Following the deal under which freed the last American soldier held in Afghanistan, concerns have been expressed by some US intelligence officials and congressional advisers over the role of the Gulf Arab state as a bridge between Washington and the world of radical Islam.
The Gulf official said the Taliban men, who have been granted Qatari residency permits, will not be treated like prisoners while in Doha and no US officials will be involved in monitoring their movement while in the country.
“Under the deal they have to stay in Qatar for a year and then they will be allowed to travel outside the country… They can go back to Afghanistan if they want to,” the official said.
The five, who had been held at the US Guantanamo Bay prison in Cuba since 2002, arrived in Qatar on Sunday where US security personnel handed them over to Qatari authorities in the Udeid area west of Doha, where the US military is based.

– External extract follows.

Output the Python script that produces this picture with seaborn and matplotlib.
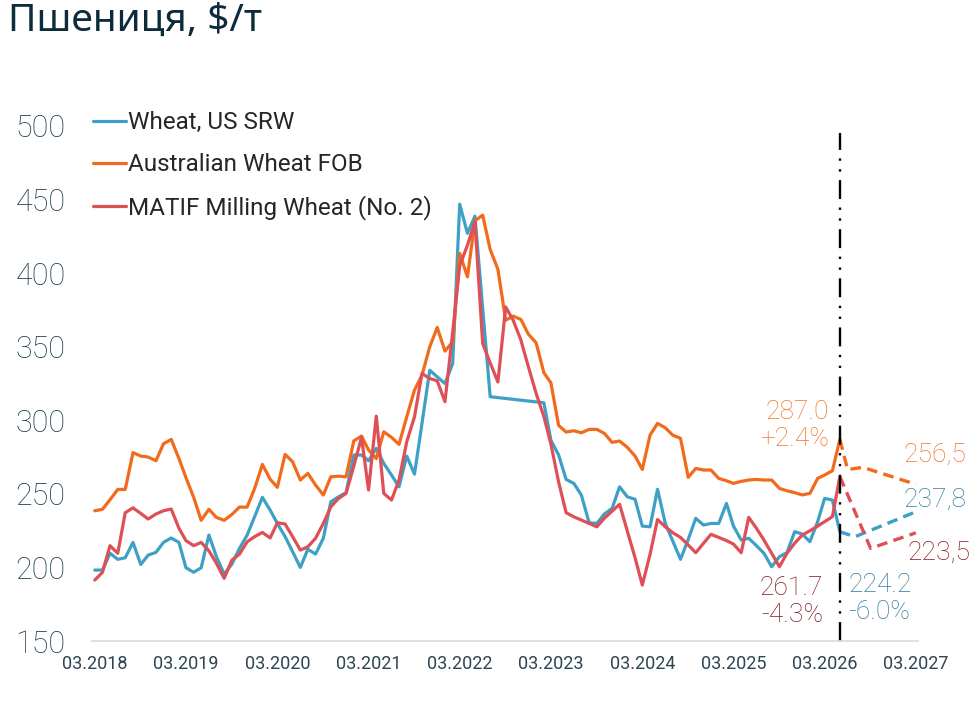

US Army Sergeant Bowe Bergdahl had been held for nearly five years by Taliban fighters in Afghanistan and his release followed years of on-off negotiations.
A diplomatic source said Qatar has flown in family members of the five released Taliban men and gave them accommodation paid for by the government.
On Sunday, Qatari Foreign Minister Khaled al-Attiyah told a news conference that Doha got involved in the case because it was a “humanitarian cause,” but did not elaborate.